# Data Processing & Cleaning

In [10]:
import pandas as pd 
df1 = pd.read_csv("Data_sets/companies_client.csv")
df2 = pd.read_csv("Data_sets/companies_full_corrected.csv")


In [11]:
df1.head(10)

Unnamed: 0,CLIENT
0,Adobe Systems
1,Adventist Health
2,AECOM
3,Aerojet Rocketdyne
4,Alameda Transit
5,Alaska Community Foundation
6,Alaska Retirement Board
7,Alexander & Baldwin
8,Allergan
9,Alphabet


In [12]:
df2.head(10)

Unnamed: 0,FIRM_NAME
0,Adobe Systems Incorporated
1,Adventist Health System
2,AECOM Technology Corporation
3,Aerojet Rocketdyne Holdings Inc.
4,Alameda-Contra Costa Transit District
5,Alaska Community Foundation
6,Alaska Retirement Management Board
7,"Alexander & Baldwin, Inc."
8,"Allergan, Inc."
9,Alphabet Inc.


#### Itertools.product in Entity Resolution and Fuzzy Matching



**Primary Use**: `itertools.product` is primarily used for Entity Resolution or Fuzzy Matching. It generates a Cartesian product of two lists, pairing every element from List A with every element from List B.



**Application Scenario**:
- You have a list of "clean" company names (Reference Data) and a list of "dirty" company names (Input Data).
- To find the best match, compare every incoming name against every reference name.
- `itertools.product(list_a, list_b)` handles the logic of creating these pairs, allowing you to calculate similarity scores (e.g., Levenshtein distance) for each pair.
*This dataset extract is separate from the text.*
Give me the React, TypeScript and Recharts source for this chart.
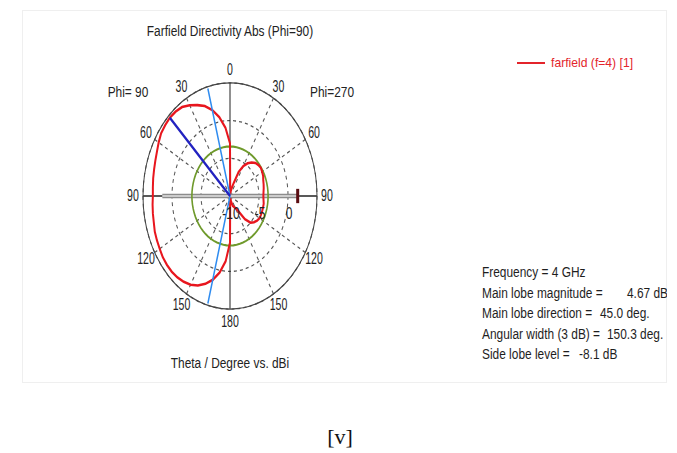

![alt text](itertools-product.webp)



### Create a Dataframe That Conatains All Possible Combinations of Two Columns From Two Different Dataframes Using Itertools.product.

In [13]:
import itertools
df = pd.DataFrame(itertools.product(df1["CLIENT"],df2["FIRM_NAME"]),columns=["CSV 1","CSV 2"])
df.head(10)

Unnamed: 0,CSV 1,CSV 2
0,Adobe Systems,Adobe Systems Incorporated
1,Adobe Systems,Adventist Health System
2,Adobe Systems,AECOM Technology Corporation
3,Adobe Systems,Aerojet Rocketdyne Holdings Inc.
4,Adobe Systems,Alameda-Contra Costa Transit District
5,Adobe Systems,Alaska Community Foundation
6,Adobe Systems,Alaska Retirement Management Board
7,Adobe Systems,"Alexander & Baldwin, Inc."
8,Adobe Systems,"Allergan, Inc."
9,Adobe Systems,Alphabet Inc.


In [14]:
df.shape

(2704, 2)

## Levenshtein Distance
- **Definition**: Metric for measuring the difference between two sequences (usually strings). Represents the minimum number of single-character edits required to change one word into the other.
- **Allowed Operations**:
  - Insertion (adding a character)
  - Deletion (removing a character)
  - Substitution (replacing a character)



## Fuzz.ratio
- **Purpose**: Calculates similarity between two strings as a score from 0 to 100. Essentially a normalized Levenshtein distance.
- **How it Works**: Compares the entire first string to the entire second string.
- **Formula (Conceptual)**: Roughly $2 \times M / T$, where $M$ is the number of matches and $T$ is the total characters in both strings.
- **Behavior**: Strict on length differences. E.g., "this is a test" vs. "this is a test!" drops slightly; significant length diffs drop score heavily.
- **When to Use**: For nearly identical strings in length and content (e.g., typo corrections like "Apple Inc." vs. "Aple Inc.").



## Fuzz.partial_ratio
- **Purpose**: Handles substring matching, addressing low scores from length differences in fuzz.ratio.
- **How it Works**:
  - Takes the shorter string (length $L$).
  - Scans the longer string with a sliding window of length $L$.
  - Calculates ratio for each substring and returns the highest score.
- **Behavior**: E.g., "New York" and "New York City" score 100, as "New York" is a perfect substring. fuzz.ratio would score ~70-80.

In [15]:
from thefuzz import fuzz
from thefuzz import process

score= [fuzz.partial_ratio(c1,c2) for c1,c2 in df.values]
df["Ratio Score"] = score
df.head()

Unnamed: 0,CSV 1,CSV 2,Ratio Score
0,Adobe Systems,Adobe Systems Incorporated,100
1,Adobe Systems,Adventist Health System,70
2,Adobe Systems,AECOM Technology Corporation,29
3,Adobe Systems,Aerojet Rocketdyne Holdings Inc.,40
4,Adobe Systems,Alameda-Contra Costa Transit District,32


In [16]:
df.loc[df["Ratio Score"] <=90]

Unnamed: 0,CSV 1,CSV 2,Ratio Score
1,Adobe Systems,Adventist Health System,70
2,Adobe Systems,AECOM Technology Corporation,29
3,Adobe Systems,Aerojet Rocketdyne Holdings Inc.,40
4,Adobe Systems,Alameda-Contra Costa Transit District,32
5,Adobe Systems,Alaska Community Foundation,26
...,...,...,...
2698,Walmart,"Salesforce, Inc.",43
2699,Walmart,Starbucks Corporation,36
2700,Walmart,"Tesla, Inc.",33
2701,Walmart,"Uber Technologies, Inc.",18


In [17]:
df.loc[(df["CSV 1"]=="Apple") & (df["Ratio Score"]>=80)]

Unnamed: 0,CSV 1,CSV 2,Ratio Score
689,Apple,Apple Inc.,100


In [19]:
df.loc[(df["CSV 1"]=="Alameda Transit") & (df["Ratio Score"]>50)]

Unnamed: 0,CSV 1,CSV 2,Ratio Score
212,Alameda Transit,Alameda-Contra Costa Transit District,67
213,Alameda Transit,Alaska Community Foundation,53
219,Alameda Transit,American Airlines Group Inc.,54
220,Alameda Transit,American Express Company,52